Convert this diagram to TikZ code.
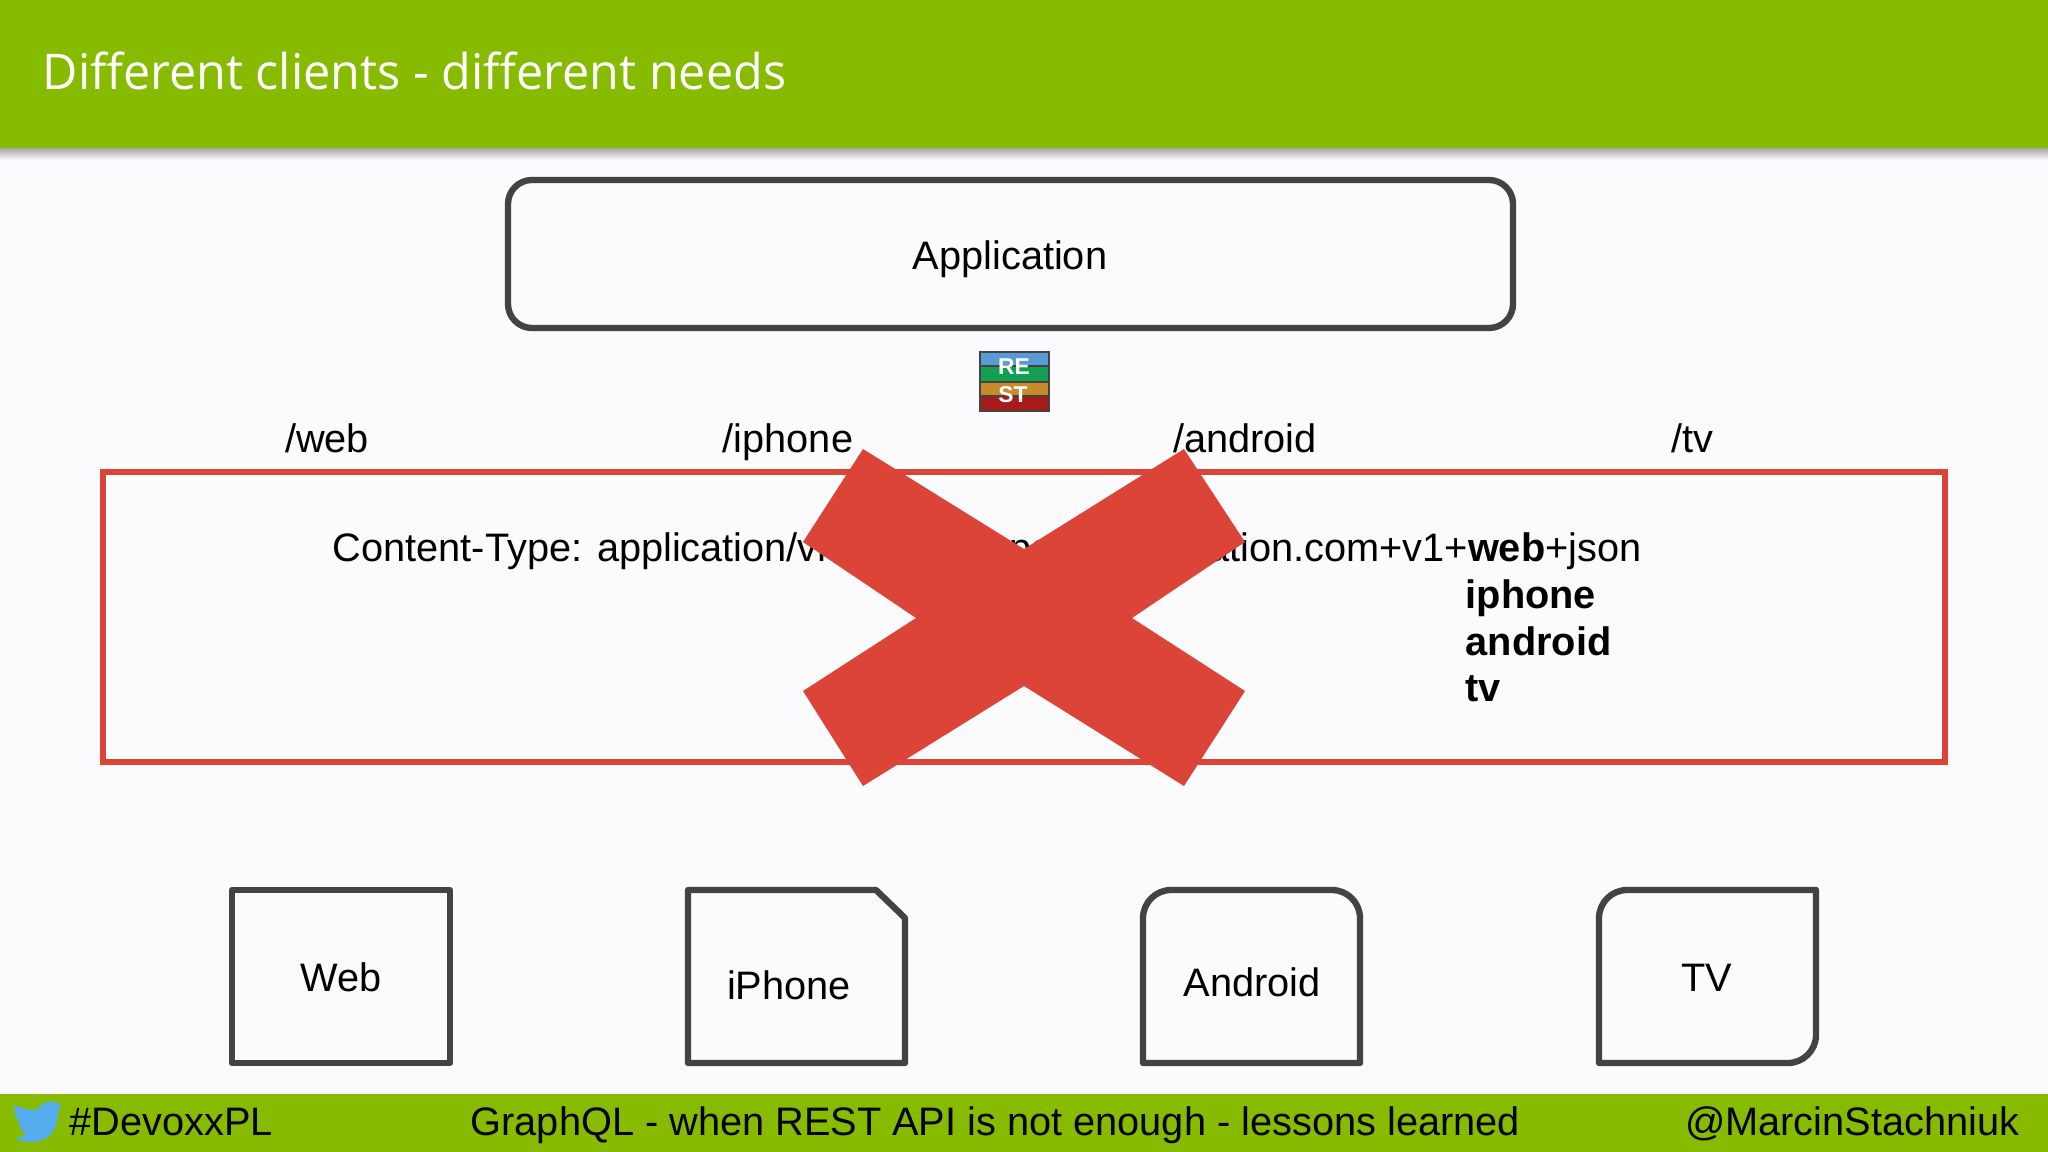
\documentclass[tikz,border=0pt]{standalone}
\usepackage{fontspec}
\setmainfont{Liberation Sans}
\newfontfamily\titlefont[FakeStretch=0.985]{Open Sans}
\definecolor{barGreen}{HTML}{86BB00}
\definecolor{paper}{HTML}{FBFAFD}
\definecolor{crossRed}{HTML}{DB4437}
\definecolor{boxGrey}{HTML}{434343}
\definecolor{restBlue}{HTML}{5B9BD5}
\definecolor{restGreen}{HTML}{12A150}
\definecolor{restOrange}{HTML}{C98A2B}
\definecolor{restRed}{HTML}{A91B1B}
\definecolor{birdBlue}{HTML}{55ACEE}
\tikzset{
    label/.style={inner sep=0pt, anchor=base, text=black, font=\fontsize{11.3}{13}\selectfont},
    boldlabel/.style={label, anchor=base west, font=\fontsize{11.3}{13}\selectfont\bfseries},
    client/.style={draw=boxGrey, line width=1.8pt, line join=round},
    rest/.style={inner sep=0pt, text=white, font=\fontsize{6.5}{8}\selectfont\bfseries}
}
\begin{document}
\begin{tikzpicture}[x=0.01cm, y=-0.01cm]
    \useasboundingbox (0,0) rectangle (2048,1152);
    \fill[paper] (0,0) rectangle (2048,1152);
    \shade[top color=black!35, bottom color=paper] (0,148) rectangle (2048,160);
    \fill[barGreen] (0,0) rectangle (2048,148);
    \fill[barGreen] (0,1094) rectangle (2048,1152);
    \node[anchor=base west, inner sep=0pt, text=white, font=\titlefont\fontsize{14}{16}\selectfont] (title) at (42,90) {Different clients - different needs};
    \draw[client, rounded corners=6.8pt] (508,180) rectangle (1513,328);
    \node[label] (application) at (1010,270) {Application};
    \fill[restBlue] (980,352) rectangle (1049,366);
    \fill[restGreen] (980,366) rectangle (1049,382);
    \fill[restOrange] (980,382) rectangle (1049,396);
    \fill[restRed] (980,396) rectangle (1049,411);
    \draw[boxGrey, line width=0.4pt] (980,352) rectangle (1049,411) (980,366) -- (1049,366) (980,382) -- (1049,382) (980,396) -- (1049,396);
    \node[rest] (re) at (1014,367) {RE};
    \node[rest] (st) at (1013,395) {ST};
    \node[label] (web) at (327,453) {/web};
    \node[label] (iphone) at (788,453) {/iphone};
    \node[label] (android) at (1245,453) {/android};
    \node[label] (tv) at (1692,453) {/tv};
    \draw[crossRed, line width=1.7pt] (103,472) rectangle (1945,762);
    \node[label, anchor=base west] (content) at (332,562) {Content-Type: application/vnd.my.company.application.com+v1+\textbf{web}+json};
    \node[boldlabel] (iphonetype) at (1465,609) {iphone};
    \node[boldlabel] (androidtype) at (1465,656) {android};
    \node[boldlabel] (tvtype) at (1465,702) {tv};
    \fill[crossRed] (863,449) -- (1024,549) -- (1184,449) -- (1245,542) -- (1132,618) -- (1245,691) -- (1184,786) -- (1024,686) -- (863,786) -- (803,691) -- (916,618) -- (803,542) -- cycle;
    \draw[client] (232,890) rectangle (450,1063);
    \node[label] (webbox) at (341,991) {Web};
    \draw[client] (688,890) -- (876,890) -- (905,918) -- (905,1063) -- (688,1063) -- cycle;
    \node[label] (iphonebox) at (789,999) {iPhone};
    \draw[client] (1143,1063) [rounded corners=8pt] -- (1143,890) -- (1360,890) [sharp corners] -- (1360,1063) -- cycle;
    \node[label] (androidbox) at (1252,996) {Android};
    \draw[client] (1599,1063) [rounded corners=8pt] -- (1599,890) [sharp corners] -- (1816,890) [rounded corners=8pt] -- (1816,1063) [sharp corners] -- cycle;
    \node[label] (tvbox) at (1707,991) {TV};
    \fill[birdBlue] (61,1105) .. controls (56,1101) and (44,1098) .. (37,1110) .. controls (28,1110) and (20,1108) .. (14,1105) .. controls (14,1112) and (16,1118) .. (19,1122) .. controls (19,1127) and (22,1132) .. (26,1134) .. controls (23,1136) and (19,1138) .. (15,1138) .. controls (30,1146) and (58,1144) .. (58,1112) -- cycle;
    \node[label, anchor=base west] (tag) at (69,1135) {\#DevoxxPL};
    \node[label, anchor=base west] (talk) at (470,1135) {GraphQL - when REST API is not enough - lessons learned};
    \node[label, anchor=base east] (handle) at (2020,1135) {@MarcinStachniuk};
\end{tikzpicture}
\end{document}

______

**Goal:**
Output an exact copy of the material, with the pictures removed.

**The completed task:**
Convert this diagram to TikZ code.
\documentclass[tikz,border=0pt]{standalone}
\usepackage{fontspec}
\setmainfont{Liberation Sans}
\newfontfamily\titlefont[FakeStretch=0.985]{Open Sans}
\definecolor{barGreen}{HTML}{86BB00}
\definecolor{paper}{HTML}{FBFAFD}
\definecolor{crossRed}{HTML}{DB4437}
\definecolor{boxGrey}{HTML}{434343}
\definecolor{restBlue}{HTML}{5B9BD5}
\definecolor{restGreen}{HTML}{12A150}
\definecolor{restOrange}{HTML}{C98A2B}
\definecolor{restRed}{HTML}{A91B1B}
\definecolor{birdBlue}{HTML}{55ACEE}
\tikzset{
    label/.style={inner sep=0pt, anchor=base, text=black, font=\fontsize{11.3}{13}\selectfont},
    boldlabel/.style={label, anchor=base west, font=\fontsize{11.3}{13}\selectfont\bfseries},
    client/.style={draw=boxGrey, line width=1.8pt, line join=round},
    rest/.style={inner sep=0pt, text=white, font=\fontsize{6.5}{8}\selectfont\bfseries}
}
\begin{document}
\begin{tikzpicture}[x=0.01cm, y=-0.01cm]
    \useasboundingbox (0,0) rectangle (2048,1152);
    \fill[paper] (0,0) rectangle (2048,1152);
    \shade[top color=black!35, bottom color=paper] (0,148) rectangle (2048,160);
    \fill[barGreen] (0,0) rectangle (2048,148);
    \fill[barGreen] (0,1094) rectangle (2048,1152);
    \node[anchor=base west, inner sep=0pt, text=white, font=\titlefont\fontsize{14}{16}\selectfont] (title) at (42,90) {Different clients - different needs};
    \draw[client, rounded corners=6.8pt] (508,180) rectangle (1513,328);
    \node[label] (application) at (1010,270) {Application};
    \fill[restBlue] (980,352) rectangle (1049,366);
    \fill[restGreen] (980,366) rectangle (1049,382);
    \fill[restOrange] (980,382) rectangle (1049,396);
    \fill[restRed] (980,396) rectangle (1049,411);
    \draw[boxGrey, line width=0.4pt] (980,352) rectangle (1049,411) (980,366) -- (1049,366) (980,382) -- (1049,382) (980,396) -- (1049,396);
    \node[rest] (re) at (1014,367) {RE};
    \node[rest] (st) at (1013,395) {ST};
    \node[label] (web) at (327,453) {/web};
    \node[label] (iphone) at (788,453) {/iphone};
    \node[label] (android) at (1245,453) {/android};
    \node[label] (tv) at (1692,453) {/tv};
    \draw[crossRed, line width=1.7pt] (103,472) rectangle (1945,762);
    \node[label, anchor=base west] (content) at (332,562) {Content-Type: application/vnd.my.company.application.com+v1+\textbf{web}+json};
    \node[boldlabel] (iphonetype) at (1465,609) {iphone};
    \node[boldlabel] (androidtype) at (1465,656) {android};
    \node[boldlabel] (tvtype) at (1465,702) {tv};
    \fill[crossRed] (863,449) -- (1024,549) -- (1184,449) -- (1245,542) -- (1132,618) -- (1245,691) -- (1184,786) -- (1024,686) -- (863,786) -- (803,691) -- (916,618) -- (803,542) -- cycle;
    \draw[client] (232,890) rectangle (450,1063);
    \node[label] (webbox) at (341,991) {Web};
    \draw[client] (688,890) -- (876,890) -- (905,918) -- (905,1063) -- (688,1063) -- cycle;
    \node[label] (iphonebox) at (789,999) {iPhone};
    \draw[client] (1143,1063) [rounded corners=8pt] -- (1143,890) -- (1360,890) [sharp corners] -- (1360,1063) -- cycle;
    \node[label] (androidbox) at (1252,996) {Android};
    \draw[client] (1599,1063) [rounded corners=8pt] -- (1599,890) [sharp corners] -- (1816,890) [rounded corners=8pt] -- (1816,1063) [sharp corners] -- cycle;
    \node[label] (tvbox) at (1707,991) {TV};
    \fill[birdBlue] (61,1105) .. controls (56,1101) and (44,1098) .. (37,1110) .. controls (28,1110) and (20,1108) .. (14,1105) .. controls (14,1112) and (16,1118) .. (19,1122) .. controls (19,1127) and (22,1132) .. (26,1134) .. controls (23,1136) and (19,1138) .. (15,1138) .. controls (30,1146) and (58,1144) .. (58,1112) -- cycle;
    \node[label, anchor=base west] (tag) at (69,1135) {\#DevoxxPL};
    \node[label, anchor=base west] (talk) at (470,1135) {GraphQL - when REST API is not enough - lessons learned};
    \node[label, anchor=base east] (handle) at (2020,1135) {@MarcinStachniuk};
\end{tikzpicture}
\end{document}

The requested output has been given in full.